All maps stake propositions: as much as embody geographical information, they make arguments about how a landscape is inhabited. But climate change maps that model future scenarios of warming, increasing dryness, sea-level rise, or glacial melting are propositions in a strict sense, as they construct frames of reference that orient us to, in the very ways Wittgenstein described propositions, “a world as it were put together experimentally.” Shoreline change can be mapped in deep historical time, or over the past century, in interactive ways that reveal and allow us to zoom in on individual sites of sensitivity–
–but the processes of mapping such change cannot rely on contour lines drawn on a base map. For to do so is to abstract a static photograph from a global process that they only compel one to try to better visualize and comprehend. The processes of change are extremely complex patterns of causation that exceed most map-viewers competencies, despite the wide diffusion of claims and counter-claims about global warming and climate change in public discourse, which has effectively increasingly threatened to dislodge the preeminence of any position of expertise on the issue, demoting the actuality to a theory and removing many public statements on its existence from the map of coastal change, or the relation of the land to submerged territory.

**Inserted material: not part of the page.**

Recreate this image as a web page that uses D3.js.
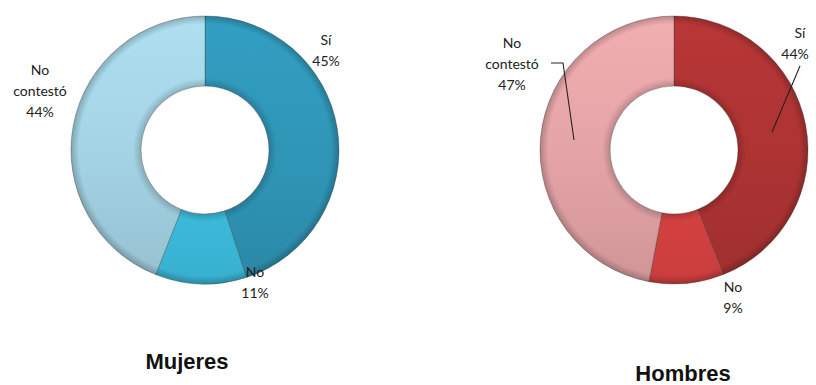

We are in danger of adopting an increasingly terrestrial or land-locked relation to how climate change affects shores, because we map from the boundary of the landform, as if it were fixed rather than a frontier of interchange and exchange, both above an under ground.

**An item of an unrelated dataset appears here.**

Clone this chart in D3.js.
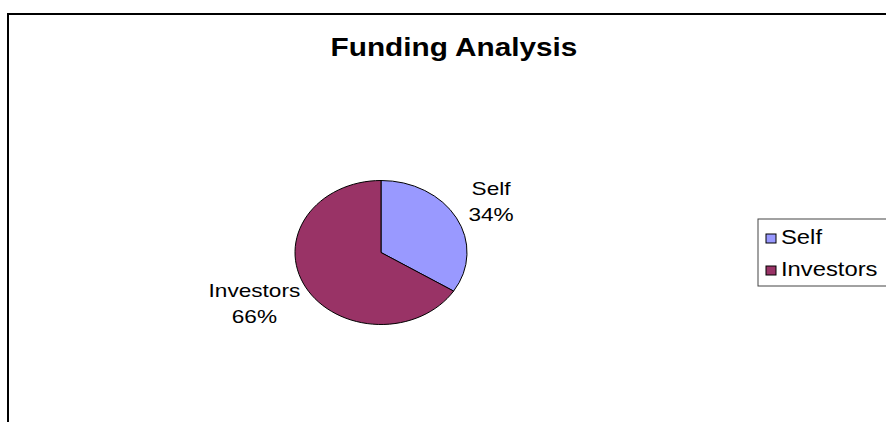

Far more than other maps, maps of climate change demand unique training, skills, and education to unpack in their consequences. And when the propositions staked in maps of climate change have increasingly come under attack for political implications, as if the scenarios of climate change are formed by a cabal of data scientists and climate scientists to advance independent agendas, or a poorly articulated and politicized climate research, it seems that the special skills used to interpret them and the training to view them have come under attack for not corresponding to the world.
Real fears of the danger of the delegitimization of science run increasingly high. But attacking the amazingly dense arrays of data that they synthesize seems to suggest an interest in shutting down the very visualizations that allowed us to conceive and come to terms with climate change. The open suggestion that digitized scenarios of climate maps were only designed to terrify audiences and advance interests not only undermines discussion and debate, but seems a technique to destabilize the emergence of any consensus on climate change. Although the fears of an immediate loss of climate data may be overstated for the nation, the loss of a role in preserving a continuous record of global climate data is considerable given fears of reducing space-based remote sensing. Such observation provide one of the only bases to map global climate data, ranging from aridity to water temperature to temperature change over time. The hard-line stances that Trump holds about climate sciences are expressed in terms of the costs they generate–“very expensive GLOBAL WARMING bullshit,”–but extend to denigration of climate scientists as a “glassy-eyed cult” by science advisor William Happer–who in George W Bush’s Dept. of Energy minimized the effect of man-made emissions on climate change.
Both bode poorly for the continued funding of the research agenda of NASA’s earth sciences division. And the need to preserve a more coherent maps of man-made climate change grow, choosing the strategies to do so command increased attention. The dangerous dismissal of climate sciences as yet another instance of “listening to the government lie to them about margarine and climate change” or prioritizing the political impact of their findings to draw attention to global warming and climate change seems to minimize the human impact on climate and recall the censorship of climate science reports from government agencies by governmental agencies and political appointees from a time when de facto gag orders dissuaded use of the term “global warming” over a period of eight years, a period of the harassment and intimidation of climate scientists. The term of “climate change” seemed agnostic of human agency–unlike Al Gore’s conviction that “global warming” was a global emergency. As well as actively destabilizing ties between human-caused emissions of carbon dioxide and other heat-trapping gases with global warming, Bush asked government agencies investigate “areas of uncertainty” which his successor tried to clarify through explicit research goals.
Yet the role of maps in making a public case for climate change and its consequences seem to have made the project of climate tracking and earth observation under increased attack, as the project of mapping climate is in danger of being removed once again from scientific conclusions about global temperature rise, subsurface ocean temperature rise, or glacial melting–as the ways that climate change maps embody actual environmental risks is effectively minimized.